— Begin —

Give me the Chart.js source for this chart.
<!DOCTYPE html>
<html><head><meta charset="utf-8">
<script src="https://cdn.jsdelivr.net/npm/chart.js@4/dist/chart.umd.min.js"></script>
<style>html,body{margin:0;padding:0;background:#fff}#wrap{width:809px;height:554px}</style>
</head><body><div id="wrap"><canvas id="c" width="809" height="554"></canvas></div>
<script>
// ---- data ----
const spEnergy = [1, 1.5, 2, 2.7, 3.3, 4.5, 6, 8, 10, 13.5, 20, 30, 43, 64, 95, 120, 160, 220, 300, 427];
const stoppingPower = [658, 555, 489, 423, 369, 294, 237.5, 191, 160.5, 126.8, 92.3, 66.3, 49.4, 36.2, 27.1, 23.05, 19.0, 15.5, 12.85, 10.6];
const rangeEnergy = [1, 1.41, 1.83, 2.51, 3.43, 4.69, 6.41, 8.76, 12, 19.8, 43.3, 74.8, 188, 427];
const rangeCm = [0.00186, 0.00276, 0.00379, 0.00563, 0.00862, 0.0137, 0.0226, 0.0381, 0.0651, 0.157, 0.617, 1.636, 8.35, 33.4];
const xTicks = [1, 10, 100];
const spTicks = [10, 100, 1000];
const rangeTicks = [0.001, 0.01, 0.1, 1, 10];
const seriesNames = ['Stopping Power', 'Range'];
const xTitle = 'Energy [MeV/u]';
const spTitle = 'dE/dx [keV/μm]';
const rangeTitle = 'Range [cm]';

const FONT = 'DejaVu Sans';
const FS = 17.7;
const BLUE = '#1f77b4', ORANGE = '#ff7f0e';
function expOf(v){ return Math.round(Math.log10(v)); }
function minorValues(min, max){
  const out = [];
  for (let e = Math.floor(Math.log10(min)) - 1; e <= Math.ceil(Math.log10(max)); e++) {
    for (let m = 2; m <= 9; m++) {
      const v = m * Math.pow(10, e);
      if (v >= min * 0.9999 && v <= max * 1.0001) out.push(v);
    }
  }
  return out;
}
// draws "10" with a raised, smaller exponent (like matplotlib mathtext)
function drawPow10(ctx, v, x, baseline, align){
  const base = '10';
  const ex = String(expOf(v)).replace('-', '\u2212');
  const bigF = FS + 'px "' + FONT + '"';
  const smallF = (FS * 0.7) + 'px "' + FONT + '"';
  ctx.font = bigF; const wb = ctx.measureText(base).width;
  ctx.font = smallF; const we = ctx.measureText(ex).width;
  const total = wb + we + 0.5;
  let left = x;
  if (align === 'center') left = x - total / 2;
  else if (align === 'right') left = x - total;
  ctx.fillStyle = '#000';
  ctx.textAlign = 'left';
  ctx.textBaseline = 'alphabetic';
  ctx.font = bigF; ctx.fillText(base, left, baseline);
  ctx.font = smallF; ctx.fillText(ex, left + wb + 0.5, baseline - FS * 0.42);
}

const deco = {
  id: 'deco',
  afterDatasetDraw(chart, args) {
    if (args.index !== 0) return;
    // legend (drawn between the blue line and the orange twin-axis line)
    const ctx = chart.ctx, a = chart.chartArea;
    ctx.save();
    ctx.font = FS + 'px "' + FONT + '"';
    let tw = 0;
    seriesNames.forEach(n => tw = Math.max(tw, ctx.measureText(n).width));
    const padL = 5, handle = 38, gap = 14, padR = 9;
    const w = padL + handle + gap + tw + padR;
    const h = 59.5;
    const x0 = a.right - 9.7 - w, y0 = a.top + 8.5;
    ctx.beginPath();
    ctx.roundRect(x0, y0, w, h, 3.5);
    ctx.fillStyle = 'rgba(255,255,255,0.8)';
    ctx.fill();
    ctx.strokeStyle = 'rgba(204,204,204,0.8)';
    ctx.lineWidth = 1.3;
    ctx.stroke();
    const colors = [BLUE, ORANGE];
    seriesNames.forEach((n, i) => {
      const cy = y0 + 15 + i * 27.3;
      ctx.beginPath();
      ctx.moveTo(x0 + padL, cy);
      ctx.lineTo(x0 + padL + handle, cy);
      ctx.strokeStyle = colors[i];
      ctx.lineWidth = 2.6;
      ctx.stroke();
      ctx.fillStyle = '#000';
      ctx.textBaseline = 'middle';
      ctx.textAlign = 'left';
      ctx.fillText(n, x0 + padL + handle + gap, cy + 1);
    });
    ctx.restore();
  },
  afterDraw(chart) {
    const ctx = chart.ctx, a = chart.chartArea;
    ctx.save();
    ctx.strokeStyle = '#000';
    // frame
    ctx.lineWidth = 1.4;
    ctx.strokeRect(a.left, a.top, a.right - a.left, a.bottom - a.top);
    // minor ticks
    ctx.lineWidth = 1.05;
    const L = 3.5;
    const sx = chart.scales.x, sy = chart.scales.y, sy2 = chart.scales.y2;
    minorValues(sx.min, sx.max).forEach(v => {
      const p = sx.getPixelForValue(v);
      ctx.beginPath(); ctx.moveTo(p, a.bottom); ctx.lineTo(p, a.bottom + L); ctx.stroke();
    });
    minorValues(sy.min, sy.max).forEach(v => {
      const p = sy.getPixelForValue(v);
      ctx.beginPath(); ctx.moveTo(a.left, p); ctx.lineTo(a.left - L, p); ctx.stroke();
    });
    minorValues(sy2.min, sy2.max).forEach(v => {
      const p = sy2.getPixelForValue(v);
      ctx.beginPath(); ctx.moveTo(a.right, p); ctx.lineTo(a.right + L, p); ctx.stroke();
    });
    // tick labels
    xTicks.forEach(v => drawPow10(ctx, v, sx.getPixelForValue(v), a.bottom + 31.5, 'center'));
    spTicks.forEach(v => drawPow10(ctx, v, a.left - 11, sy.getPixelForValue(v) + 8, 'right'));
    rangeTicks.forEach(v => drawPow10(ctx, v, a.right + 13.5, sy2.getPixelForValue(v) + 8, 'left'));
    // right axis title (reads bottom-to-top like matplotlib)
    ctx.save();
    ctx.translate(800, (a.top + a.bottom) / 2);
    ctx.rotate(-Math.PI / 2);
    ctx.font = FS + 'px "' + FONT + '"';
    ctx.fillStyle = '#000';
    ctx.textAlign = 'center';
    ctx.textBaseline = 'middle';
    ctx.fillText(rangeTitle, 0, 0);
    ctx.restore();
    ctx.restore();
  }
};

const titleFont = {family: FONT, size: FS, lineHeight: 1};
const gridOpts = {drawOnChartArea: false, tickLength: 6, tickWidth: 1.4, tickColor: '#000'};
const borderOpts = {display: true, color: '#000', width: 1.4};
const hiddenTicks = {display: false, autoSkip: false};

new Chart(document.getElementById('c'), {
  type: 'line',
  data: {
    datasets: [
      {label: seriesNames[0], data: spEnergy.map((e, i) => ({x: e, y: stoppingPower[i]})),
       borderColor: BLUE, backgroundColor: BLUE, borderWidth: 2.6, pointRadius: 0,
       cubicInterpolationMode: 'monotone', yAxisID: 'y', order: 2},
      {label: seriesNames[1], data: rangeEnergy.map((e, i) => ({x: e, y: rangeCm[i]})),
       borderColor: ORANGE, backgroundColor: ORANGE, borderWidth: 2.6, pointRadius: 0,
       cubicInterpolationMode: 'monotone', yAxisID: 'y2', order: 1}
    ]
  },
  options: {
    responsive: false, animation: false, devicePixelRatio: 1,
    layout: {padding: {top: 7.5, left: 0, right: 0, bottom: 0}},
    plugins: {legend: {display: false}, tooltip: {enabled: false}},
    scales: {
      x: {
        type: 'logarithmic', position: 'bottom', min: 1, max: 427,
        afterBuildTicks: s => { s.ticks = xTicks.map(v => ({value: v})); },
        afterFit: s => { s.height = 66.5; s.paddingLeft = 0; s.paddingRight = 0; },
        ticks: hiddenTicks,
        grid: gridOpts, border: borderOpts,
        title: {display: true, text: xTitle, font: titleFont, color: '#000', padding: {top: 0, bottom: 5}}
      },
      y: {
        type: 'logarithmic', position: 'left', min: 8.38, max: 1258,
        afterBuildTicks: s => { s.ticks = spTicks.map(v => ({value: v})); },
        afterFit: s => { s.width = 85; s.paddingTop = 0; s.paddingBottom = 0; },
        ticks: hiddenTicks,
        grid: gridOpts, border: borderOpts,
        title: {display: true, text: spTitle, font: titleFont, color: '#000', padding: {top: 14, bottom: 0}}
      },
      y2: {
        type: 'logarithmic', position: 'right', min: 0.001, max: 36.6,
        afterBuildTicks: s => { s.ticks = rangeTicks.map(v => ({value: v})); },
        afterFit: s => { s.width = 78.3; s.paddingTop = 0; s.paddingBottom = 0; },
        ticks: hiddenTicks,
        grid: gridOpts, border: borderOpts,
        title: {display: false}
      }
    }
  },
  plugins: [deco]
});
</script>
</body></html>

— End —

Written exercise ->
In the listing above, reproduce the first line and each one after it through the line that contains "const rangeTitle = 'Range [cm]';".

Solution to the exercise ->
Give me the Chart.js source for this chart.
<!DOCTYPE html>
<html><head><meta charset="utf-8">
<script src="https://cdn.jsdelivr.net/npm/chart.js@4/dist/chart.umd.min.js"></script>
<style>html,body{margin:0;padding:0;background:#fff}#wrap{width:809px;height:554px}</style>
</head><body><div id="wrap"><canvas id="c" width="809" height="554"></canvas></div>
<script>
// ---- data ----
const spEnergy = [1, 1.5, 2, 2.7, 3.3, 4.5, 6, 8, 10, 13.5, 20, 30, 43, 64, 95, 120, 160, 220, 300, 427];
const stoppingPower = [658, 555, 489, 423, 369, 294, 237.5, 191, 160.5, 126.8, 92.3, 66.3, 49.4, 36.2, 27.1, 23.05, 19.0, 15.5, 12.85, 10.6];
const rangeEnergy = [1, 1.41, 1.83, 2.51, 3.43, 4.69, 6.41, 8.76, 12, 19.8, 43.3, 74.8, 188, 427];
const rangeCm = [0.00186, 0.00276, 0.00379, 0.00563, 0.00862, 0.0137, 0.0226, 0.0381, 0.0651, 0.157, 0.617, 1.636, 8.35, 33.4];
const xTicks = [1, 10, 100];
const spTicks = [10, 100, 1000];
const rangeTicks = [0.001, 0.01, 0.1, 1, 10];
const seriesNames = ['Stopping Power', 'Range'];
const xTitle = 'Energy [MeV/u]';
const spTitle = 'dE/dx [keV/μm]';
const rangeTitle = 'Range [cm]';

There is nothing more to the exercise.